→ **PROBLEM TO WORK ON**: With the pictures left out, copy the listing below exactly.

→ **MATERIAL PROVIDED**:
┄┄┄┄┄┄
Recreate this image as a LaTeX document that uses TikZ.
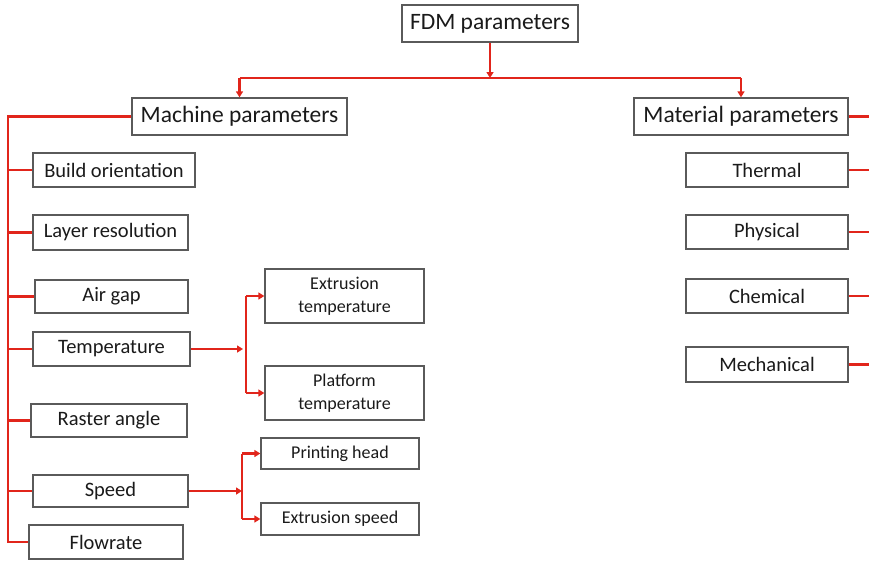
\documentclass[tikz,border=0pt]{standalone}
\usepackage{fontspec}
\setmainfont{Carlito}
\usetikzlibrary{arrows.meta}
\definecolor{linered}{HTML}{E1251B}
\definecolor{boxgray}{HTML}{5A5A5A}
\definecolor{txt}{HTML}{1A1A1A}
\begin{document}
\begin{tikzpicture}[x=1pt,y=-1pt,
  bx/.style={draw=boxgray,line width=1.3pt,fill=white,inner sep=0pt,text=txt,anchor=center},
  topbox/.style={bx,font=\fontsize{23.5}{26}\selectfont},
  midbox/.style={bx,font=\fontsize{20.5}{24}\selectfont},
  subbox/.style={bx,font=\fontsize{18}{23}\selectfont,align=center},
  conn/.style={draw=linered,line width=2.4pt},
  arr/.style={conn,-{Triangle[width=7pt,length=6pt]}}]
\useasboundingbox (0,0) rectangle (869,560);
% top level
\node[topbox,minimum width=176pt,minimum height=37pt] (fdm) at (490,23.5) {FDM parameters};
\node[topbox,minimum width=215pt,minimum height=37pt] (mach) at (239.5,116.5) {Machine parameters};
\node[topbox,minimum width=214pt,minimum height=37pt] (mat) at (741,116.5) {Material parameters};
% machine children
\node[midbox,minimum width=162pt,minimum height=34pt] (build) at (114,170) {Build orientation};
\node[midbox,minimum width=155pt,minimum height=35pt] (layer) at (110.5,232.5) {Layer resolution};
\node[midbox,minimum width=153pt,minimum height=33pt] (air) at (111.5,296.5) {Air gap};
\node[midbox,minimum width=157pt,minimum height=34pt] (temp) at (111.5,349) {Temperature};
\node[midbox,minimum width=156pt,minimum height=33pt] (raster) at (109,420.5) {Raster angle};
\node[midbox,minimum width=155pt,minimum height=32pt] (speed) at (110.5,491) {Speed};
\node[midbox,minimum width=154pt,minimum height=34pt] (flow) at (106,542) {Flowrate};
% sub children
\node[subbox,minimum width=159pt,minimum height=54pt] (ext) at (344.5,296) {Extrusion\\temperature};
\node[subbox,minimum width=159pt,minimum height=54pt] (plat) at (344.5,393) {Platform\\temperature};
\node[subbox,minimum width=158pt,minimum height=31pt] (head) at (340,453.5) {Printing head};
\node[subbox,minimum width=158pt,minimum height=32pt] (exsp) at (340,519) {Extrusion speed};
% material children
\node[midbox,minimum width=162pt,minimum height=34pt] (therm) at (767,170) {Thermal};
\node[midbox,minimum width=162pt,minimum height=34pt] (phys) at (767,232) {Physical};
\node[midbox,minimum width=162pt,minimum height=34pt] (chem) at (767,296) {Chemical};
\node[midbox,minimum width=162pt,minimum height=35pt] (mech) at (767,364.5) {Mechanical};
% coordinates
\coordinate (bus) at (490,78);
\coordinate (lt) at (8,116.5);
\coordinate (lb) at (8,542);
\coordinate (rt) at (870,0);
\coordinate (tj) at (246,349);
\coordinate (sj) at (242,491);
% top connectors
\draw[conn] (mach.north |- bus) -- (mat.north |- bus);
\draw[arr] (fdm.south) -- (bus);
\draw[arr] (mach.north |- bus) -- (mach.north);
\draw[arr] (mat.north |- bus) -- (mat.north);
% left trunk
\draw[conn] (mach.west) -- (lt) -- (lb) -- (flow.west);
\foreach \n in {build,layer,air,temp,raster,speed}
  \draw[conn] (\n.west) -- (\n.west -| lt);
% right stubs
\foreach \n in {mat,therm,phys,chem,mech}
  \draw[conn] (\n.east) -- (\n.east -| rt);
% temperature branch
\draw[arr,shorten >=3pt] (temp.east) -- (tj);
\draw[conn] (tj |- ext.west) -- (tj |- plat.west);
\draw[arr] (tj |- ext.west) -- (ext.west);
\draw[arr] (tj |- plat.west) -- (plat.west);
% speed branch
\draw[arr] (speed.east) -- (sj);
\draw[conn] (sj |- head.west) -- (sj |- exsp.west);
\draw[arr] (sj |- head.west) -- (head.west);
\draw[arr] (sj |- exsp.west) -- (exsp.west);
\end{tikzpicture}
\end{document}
┄┄┄┄┄┄
→ **RESULT OF THIS EXERCISE**:
Recreate this image as a LaTeX document that uses TikZ.
\documentclass[tikz,border=0pt]{standalone}
\usepackage{fontspec}
\setmainfont{Carlito}
\usetikzlibrary{arrows.meta}
\definecolor{linered}{HTML}{E1251B}
\definecolor{boxgray}{HTML}{5A5A5A}
\definecolor{txt}{HTML}{1A1A1A}
\begin{document}
\begin{tikzpicture}[x=1pt,y=-1pt,
  bx/.style={draw=boxgray,line width=1.3pt,fill=white,inner sep=0pt,text=txt,anchor=center},
  topbox/.style={bx,font=\fontsize{23.5}{26}\selectfont},
  midbox/.style={bx,font=\fontsize{20.5}{24}\selectfont},
  subbox/.style={bx,font=\fontsize{18}{23}\selectfont,align=center},
  conn/.style={draw=linered,line width=2.4pt},
  arr/.style={conn,-{Triangle[width=7pt,length=6pt]}}]
\useasboundingbox (0,0) rectangle (869,560);
% top level
\node[topbox,minimum width=176pt,minimum height=37pt] (fdm) at (490,23.5) {FDM parameters};
\node[topbox,minimum width=215pt,minimum height=37pt] (mach) at (239.5,116.5) {Machine parameters};
\node[topbox,minimum width=214pt,minimum height=37pt] (mat) at (741,116.5) {Material parameters};
% machine children
\node[midbox,minimum width=162pt,minimum height=34pt] (build) at (114,170) {Build orientation};
\node[midbox,minimum width=155pt,minimum height=35pt] (layer) at (110.5,232.5) {Layer resolution};
\node[midbox,minimum width=153pt,minimum height=33pt] (air) at (111.5,296.5) {Air gap};
\node[midbox,minimum width=157pt,minimum height=34pt] (temp) at (111.5,349) {Temperature};
\node[midbox,minimum width=156pt,minimum height=33pt] (raster) at (109,420.5) {Raster angle};
\node[midbox,minimum width=155pt,minimum height=32pt] (speed) at (110.5,491) {Speed};
\node[midbox,minimum width=154pt,minimum height=34pt] (flow) at (106,542) {Flowrate};
% sub children
\node[subbox,minimum width=159pt,minimum height=54pt] (ext) at (344.5,296) {Extrusion\\temperature};
\node[subbox,minimum width=159pt,minimum height=54pt] (plat) at (344.5,393) {Platform\\temperature};
\node[subbox,minimum width=158pt,minimum height=31pt] (head) at (340,453.5) {Printing head};
\node[subbox,minimum width=158pt,minimum height=32pt] (exsp) at (340,519) {Extrusion speed};
% material children
\node[midbox,minimum width=162pt,minimum height=34pt] (therm) at (767,170) {Thermal};
\node[midbox,minimum width=162pt,minimum height=34pt] (phys) at (767,232) {Physical};
\node[midbox,minimum width=162pt,minimum height=34pt] (chem) at (767,296) {Chemical};
\node[midbox,minimum width=162pt,minimum height=35pt] (mech) at (767,364.5) {Mechanical};
% coordinates
\coordinate (bus) at (490,78);
\coordinate (lt) at (8,116.5);
\coordinate (lb) at (8,542);
\coordinate (rt) at (870,0);
\coordinate (tj) at (246,349);
\coordinate (sj) at (242,491);
% top connectors
\draw[conn] (mach.north |- bus) -- (mat.north |- bus);
\draw[arr] (fdm.south) -- (bus);
\draw[arr] (mach.north |- bus) -- (mach.north);
\draw[arr] (mat.north |- bus) -- (mat.north);
% left trunk
\draw[conn] (mach.west) -- (lt) -- (lb) -- (flow.west);
\foreach \n in {build,layer,air,temp,raster,speed}
  \draw[conn] (\n.west) -- (\n.west -| lt);
% right stubs
\foreach \n in {mat,therm,phys,chem,mech}
  \draw[conn] (\n.east) -- (\n.east -| rt);
% temperature branch
\draw[arr,shorten >=3pt] (temp.east) -- (tj);
\draw[conn] (tj |- ext.west) -- (tj |- plat.west);
\draw[arr] (tj |- ext.west) -- (ext.west);
\draw[arr] (tj |- plat.west) -- (plat.west);
% speed branch
\draw[arr] (speed.east) -- (sj);
\draw[conn] (sj |- head.west) -- (sj |- exsp.west);
\draw[arr] (sj |- head.west) -- (head.west);
\draw[arr] (sj |- exsp.west) -- (exsp.west);
\end{tikzpicture}
\end{document}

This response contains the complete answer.